**Problem description:** Print the material below exactly as it stands, please, from its first line to the line holding "const firstMonth = 10; // 0-based -> November", with no pictures.
________________________
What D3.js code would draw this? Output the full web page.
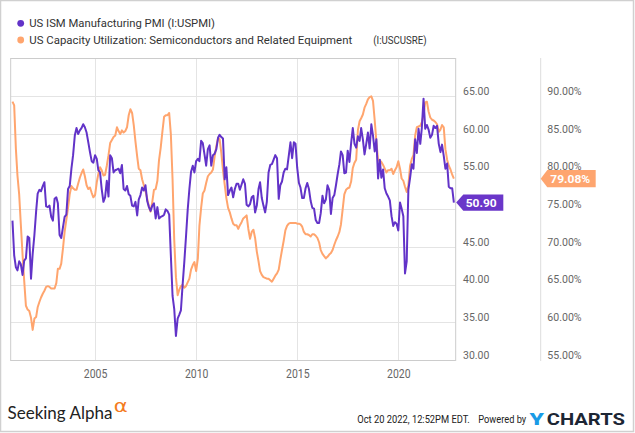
<!DOCTYPE html>
<html>
<head>
<meta charset="utf-8">
<script src="https://cdn.jsdelivr.net/npm/d3@7"></script>
<style>
  body { margin: 0; background: #fff; }
  svg { display: block; }
  text { font-family: Roboto, "Noto Sans", "DejaVu Sans", sans-serif; }
</style>
</head>
<body>
<svg id="chart" width="635" height="433"></svg>
<script>
// ---------------- DATA ----------------
// first observation: November 2000, monthly, last: September 2022
const firstYear = 2000;
const firstMonth = 10; // 0-based -> November

// US ISM Manufacturing PMI
const pmiValues = [
  48.5, 43.9,
  42.3, 41.9, 43.1, 42.7, 41.3, 43.2, 43.5, 46.4, 46.2, 40.8, 44.1, 46.6,
  49.7, 52.1, 52.6, 52.4, 53.1, 53.6, 50.4, 50.3, 50.5, 49.0, 48.5, 51.4,
  51.6, 50.8, 46.6, 46.2, 47.6, 49.0, 49.3, 52.7, 53.1, 55.4, 57.2, 59.8,
  60.8, 60.0, 60.5, 60.8, 61.3, 60.9, 60.2, 58.9, 57.6, 56.4, 56.2, 57.2,
  56.7, 55.2, 54.9, 52.7, 51.0, 51.6, 53.8, 51.7, 57.2, 56.8, 54.9, 55.2,
  55.3, 55.4, 54.8, 55.9, 52.7, 52.5, 53.1, 52.0, 51.8, 50.5, 50.4, 51.0,
  49.2, 51.3, 51.9, 52.9, 52.5, 53.2, 51.1, 50.3, 49.8, 50.5, 50.8, 48.8,
  50.3, 48.8, 49.0, 49.1, 49.3, 50.0, 49.8, 49.3, 43.9, 38.5, 36.8, 33.2,
  35.5, 36.0, 36.6, 39.9, 43.0, 46.3, 49.9, 52.7, 55.0, 55.8, 54.9, 56.4,
  56.7, 56.4, 59.1, 58.8, 57.3, 55.8, 58.0, 58.5, 55.8, 57.2, 57.4, 58.0,
  59.5, 59.9, 59.6, 59.4, 54.0, 55.6, 51.9, 52.5, 52.9, 51.6, 52.7, 53.4,
  53.4, 52.6, 53.3, 54.0, 53.4, 50.6, 50.4, 50.7, 51.6, 51.8, 49.6, 50.5,
  52.7, 53.6, 51.5, 50.5, 49.6, 51.0, 54.9, 55.9, 56.0, 56.6, 57.2, 56.8,
  51.4, 53.2, 53.7, 54.9, 55.4, 55.3, 57.1, 58.9, 56.8, 58.9, 58.7, 55.5,
  53.5, 52.9, 51.5, 51.5, 52.8, 53.5, 52.7, 51.1, 50.2, 50.1, 48.6, 48.2,
  48.2, 49.5, 51.8, 50.8, 51.3, 53.2, 52.6, 49.4, 51.5, 51.9, 53.2, 54.7,
  56.0, 57.7, 57.2, 54.8, 54.9, 57.8, 56.3, 58.8, 60.8, 58.7, 58.2, 59.7,
  59.1, 60.8, 59.3, 57.3, 58.7, 60.2, 58.1, 61.3, 59.8, 57.7, 59.3, 54.1,
  56.6, 54.2, 55.3, 52.8, 52.1, 51.7, 51.2, 49.1, 47.8, 48.3, 48.1, 47.2,
  50.9, 50.1, 49.1, 41.5, 43.1, 52.6, 54.2, 56.0, 55.4, 59.3, 57.5, 60.7,
  58.7, 60.8, 64.7, 60.7, 61.2, 60.6, 59.5, 59.9, 61.1, 60.8, 61.1, 58.7,
  57.6, 58.6, 57.1, 55.4, 56.1, 53.0, 52.8, 52.8, 50.9
];

// US Capacity Utilization: Semiconductors and Related Equipment (%)
const capValues = [
  89.3, 88.8, 83.0, 79.5, 77.0, 73.0, 69.0, 65.5, 62.2, 61.7, 61.5, 60.6,
  59.0, 60.5, 60.7, 62.0, 62.7, 63.3, 63.8, 64.2, 64.7, 64.8, 64.7, 64.5,
  64.5, 64.5, 65.2, 67.1, 67.1, 67.8, 69.8, 72.0, 73.6, 75.2, 77.0, 78.1,
  77.8, 77.6, 77.6, 78.4, 79.2, 79.8, 80.3, 79.4, 78.2, 77.7, 77.9, 77.2,
  76.6, 76.9, 78.6, 79.7, 80.6, 80.2, 79.5, 79.6, 80.8, 82.2, 83.8, 84.2,
  84.6, 84.8, 85.9, 85.4, 85.0, 85.5, 85.2, 85.4, 85.9, 87.5, 88.3, 87.8,
  86.2, 84.0, 82.0, 80.4, 80.2, 79.0, 78.2, 77.4, 76.4, 75.4, 74.7, 76.0,
  77.6, 77.7, 78.8, 81.5, 83.2, 85.3, 87.3, 87.5, 87.5, 87.8, 85.0, 79.0,
  71.0, 66.0, 63.6, 64.3, 64.8, 65.0, 64.6, 64.8, 65.3, 65.8, 67.0, 67.6,
  68.0, 66.8, 68.5, 72.8, 75.2, 77.1, 77.5, 78.5, 79.4, 79.7, 79.9, 80.3,
  82.0, 83.4, 84.5, 84.3, 82.5, 80.2, 78.3, 76.5, 75.2, 74.6, 73.8, 73.1,
  72.9, 72.9, 72.4, 72.9, 73.3, 73.8, 74.0, 74.2, 72.4, 71.1, 72.0, 72.3,
  71.2, 69.4, 68.1, 66.8, 66.3, 66.0, 65.9, 65.8, 65.8, 65.6, 65.4, 65.8,
  66.2, 66.5, 67.0, 68.3, 69.6, 70.8, 72.2, 72.8, 73.1, 73.2, 73.2, 73.2,
  73.2, 73.1, 73.1, 73.0, 72.7, 72.0, 71.7, 71.7, 71.6, 71.4, 71.7, 71.7,
  71.5, 71.2, 70.6, 69.6, 69.1, 68.8, 68.5, 68.7, 69.0, 69.2, 69.6, 70.3,
  70.9, 71.4, 72.0, 73.0, 75.0, 77.0, 77.6, 77.8, 77.9, 78.7, 80.5, 81.2,
  81.6, 85.5, 86.7, 87.1, 87.6, 88.5, 89.0, 89.6, 89.9, 90.0, 89.4, 86.8,
  84.0, 81.5, 81.5, 81.3, 80.9, 80.4, 79.9, 80.2, 80.2, 80.4, 79.7, 80.2,
  80.6, 81.4, 80.4, 79.1, 78.8, 78.0, 77.3, 78.2, 80.8, 81.7, 82.2, 84.8,
  85.9, 86.0, 86.1, 86.6, 87.5, 89.2, 89.3, 88.0, 87.2, 86.9, 86.8, 86.6,
  86.3, 85.3, 85.6, 86.2, 85.9, 83.0, 81.6, 80.8, 80.3, 79.6, 79.08
];

const yearTicks = [2005, 2010, 2015, 2020];
const pmiTicks = [30, 35, 40, 45, 50, 55, 60, 65];
const capTicks = [55, 60, 65, 70, 75, 80, 85, 90];
const legendNames = [
  "US ISM Manufacturing PMI (I:USPMI)",
  "US Capacity Utilization: Semiconductors and Related Equipment",
  "(I:USCUSRE)"
];
const lastLabels = ["50.90", "79.08%"];

// ---------------- STYLE / LAYOUT ----------------
const purple = "#6233c8";
const orange = "#ffa56e";
const gridColor = "#e4e4e4";
const borderColor = "#cccccc";
const labelColor = "#666666";

const plot = { left: 10.7, right: 455.7, top: 58, bottom: 360 };
const sepX = 540.7;

const svg = d3.select("#chart");
svg.append("rect").attr("width", 635).attr("height", 433).attr("fill", "#fff");

// helper: place a text so that it spans exactly `width` px from x, baseline y
function fitText(sel, x, y, width) {
  sel.attr("x", 0).attr("y", 0);
  const natural = sel.node().getComputedTextLength() || width;
  sel.attr("transform", `translate(${x},${y}) scale(${width / natural},1)`);
  return sel;
}

// dates (month end)
const dates = pmiValues.map((_, i) => new Date(firstYear, firstMonth + i + 1, 0));
const pmiData = pmiValues.map((v, i) => ({ d: dates[i], v }));
const capData = capValues.map((v, i) => ({ d: dates[i], v }));

// scales
const x = d3.scaleTime()
  .domain([new Date(2000, 9, 29), new Date(2022, 10, 2)])
  .range([plot.left, plot.right]);
const yL = d3.scaleLinear().domain([30, 70.1]).range([plot.bottom, plot.top]);
const yR = d3.scaleLinear().domain([55, 95.1]).range([plot.bottom, plot.top]);

// gridlines
const grid = svg.append("g");
grid.selectAll("line.h").data(pmiTicks.filter(t => t > 30)).join("line")
  .attr("x1", plot.left).attr("x2", plot.right)
  .attr("y1", d => Math.round(yL(d)) + 0.5).attr("y2", d => Math.round(yL(d)) + 0.5)
  .attr("stroke", gridColor).attr("stroke-width", 1);
grid.selectAll("line.v").data(yearTicks).join("line")
  .attr("x1", d => Math.round(x(new Date(d, 0, 1))) + 0.5)
  .attr("x2", d => Math.round(x(new Date(d, 0, 1))) + 0.5)
  .attr("y1", plot.top).attr("y2", plot.bottom)
  .attr("stroke", gridColor).attr("stroke-width", 1);

// borders
const b = svg.append("g").attr("stroke", borderColor).attr("stroke-width", 1).attr("fill", "none");
b.append("line").attr("x1", plot.left).attr("x2", plot.right).attr("y1", plot.top + 0.5).attr("y2", plot.top + 0.5);
b.append("line").attr("x1", plot.left).attr("x2", plot.right).attr("y1", plot.bottom + 0.5).attr("y2", plot.bottom + 0.5);
b.append("line").attr("x1", plot.left).attr("x2", plot.left).attr("y1", plot.top).attr("y2", plot.bottom + 1);
b.append("line").attr("x1", plot.right).attr("x2", plot.right).attr("y1", plot.top).attr("y2", plot.bottom + 1);
b.append("line").attr("x1", sepX).attr("x2", sepX).attr("y1", plot.top).attr("y2", plot.bottom + 1).attr("stroke", "#dddddd");

// clip
svg.append("clipPath").attr("id", "clip").append("rect")
  .attr("x", plot.left).attr("y", plot.top - 2)
  .attr("width", plot.right - plot.left + 1).attr("height", plot.bottom - plot.top + 4);

// lines
const lineL = d3.line().x(d => x(d.d)).y(d => yL(d.v));
const lineR = d3.line().x(d => x(d.d)).y(d => yR(d.v));
const lines = svg.append("g").attr("clip-path", "url(#clip)");
lines.append("path").datum(capData).attr("d", lineR)
  .attr("fill", "none").attr("stroke", orange).attr("stroke-width", 2)
  .attr("stroke-linejoin", "round");
lines.append("path").datum(pmiData).attr("d", lineL)
  .attr("fill", "none").attr("stroke", purple).attr("stroke-width", 2)
  .attr("stroke-linejoin", "round");

// axes
const xAxis = d3.axisBottom(x)
  .tickValues(yearTicks.map(y => new Date(y, 0, 1)))
  .tickFormat(d3.timeFormat("%Y"))
  .tickSize(0);
svg.append("g").attr("transform", `translate(0,${plot.bottom})`).call(xAxis)
  .call(g => g.select(".domain").remove())
  .call(g => g.selectAll("text")
    .attr("y", 18).attr("dy", null)
    .attr("fill", labelColor)
    .style("font-size", "13px")
    .attr("textLength", 23.5).attr("lengthAdjust", "spacingAndGlyphs"));

const lastPmi = pmiValues[pmiValues.length - 1];
const lastCap = capValues[capValues.length - 1];

// the left value axis label that sits under the last-value badge is hidden in the original
const axisL = d3.axisRight(yL)
  .tickValues(pmiTicks.filter(t => Math.abs(yL(t) - 2 - yL(lastPmi)) > 10))
  .tickFormat(d3.format(".2f")).tickSize(0);
svg.append("g").attr("transform", `translate(${plot.right},0)`).call(axisL)
  .call(g => g.select(".domain").remove())
  .call(g => g.selectAll("text")
    .attr("x", 7.3).attr("y", -2).attr("dy", null)
    .attr("fill", labelColor)
    .style("font-size", "11.3px")
    .attr("textLength", 26.3).attr("lengthAdjust", "spacingAndGlyphs"));

const axisR = d3.axisRight(yR).tickValues(capTicks).tickFormat(d => d3.format(".2f")(d) + "%").tickSize(0);
svg.append("g").attr("transform", `translate(${sepX},0)`).call(axisR)
  .call(g => g.select(".domain").remove())
  .call(g => g.selectAll("text")
    .attr("x", 6.6).attr("y", -2).attr("dy", null)
    .attr("fill", labelColor)
    .style("font-size", "11.3px")
    .attr("textLength", 34.3).attr("lengthAdjust", "spacingAndGlyphs"));

// last value badges
function badge(tipX, boxL, boxR, y, half, color, label, textX, textLen) {
  const g = svg.append("g");
  g.append("path")
    .attr("d", `M${tipX},${y} L${boxL},${y - half} L${boxR},${y - half} L${boxR},${y + half} L${boxL},${y + half} Z`)
    .attr("fill", color);
  const t = g.append("text")
    .attr("fill", "#fff").style("font-size", "11px").style("font-weight", "700")
    .text(label);
  fitText(t, textX, y + 4, textLen);
}
badge(plot.right + 0.5, 463.3, 503.3, yL(lastPmi), 8.2, "#6a36c9", lastLabels[0], 465.7, 31);
badge(sepX, 547.3, 595.7, yR(lastCap), 8.6, "#fea56f", lastLabels[1], 550.3, 40);

// legend
const legend = svg.append("g");
legend.append("circle").attr("cx", 20.7).attr("cy", 23.3).attr("r", 3.4).attr("fill", purple);
legend.append("circle").attr("cx", 20.7).attr("cy", 40).attr("r", 3.4).attr("fill", orange);
fitText(legend.append("text").attr("fill", "#333").style("font-size", "11.5px").text(legendNames[0]),
  29.3, 27.3, 186);
fitText(legend.append("text").attr("fill", "#333").style("font-size", "11.5px").text(legendNames[1]),
  29.3, 44, 323.4);
fitText(legend.append("text").attr("fill", "#333").style("font-size", "11.5px").text(legendNames[2]),
  373.3, 44, 53.4);

// footer
fitText(svg.append("text").attr("fill", "#222")
  .style("font-family", "Lato, 'Open Sans', sans-serif").style("font-size", "17px")
  .text("Seeking Alpha"), 7.5, 419.3, 105);
fitText(svg.append("text").attr("fill", "#f47b20")
  .style("font-family", "'DejaVu Sans', sans-serif").style("font-size", "17px")
  .text("α"), 113.8, 411.5, 14);

fitText(svg.append("text").attr("fill", "#222").style("font-size", "11px")
  .text("Oct 20 2022, 12:52PM EDT."), 357.3, 423.3, 112.7);
fitText(svg.append("text").attr("fill", "#222").style("font-size", "11px")
  .text("Powered by"), 478.3, 423.3, 48);
fitText(svg.append("text").attr("fill", "#1a9be6")
  .style("font-size", "16.5px").style("font-weight", "900")
  .text("Y"), 529.5, 425, 14.5);
fitText(svg.append("text").attr("fill", "#1c2634")
  .style("font-size", "16.5px").style("font-weight", "700")
  .text("CHARTS"), 546.7, 425, 78.3);

// outer frame
svg.append("rect").attr("x", 0.5).attr("y", 0.5).attr("width", 633).attr("height", 431)
  .attr("fill", "none").attr("stroke", "#d0d0d0").attr("stroke-width", 1.5);
</script>
</body>
</html>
________________________
**Solution to this task:**
What D3.js code would draw this? Output the full web page.
<!DOCTYPE html>
<html>
<head>
<meta charset="utf-8">
<script src="https://cdn.jsdelivr.net/npm/d3@7"></script>
<style>
  body { margin: 0; background: #fff; }
  svg { display: block; }
  text { font-family: Roboto, "Noto Sans", "DejaVu Sans", sans-serif; }
</style>
</head>
<body>
<svg id="chart" width="635" height="433"></svg>
<script>
// ---------------- DATA ----------------
// first observation: November 2000, monthly, last: September 2022
const firstYear = 2000;
const firstMonth = 10; // 0-based -> November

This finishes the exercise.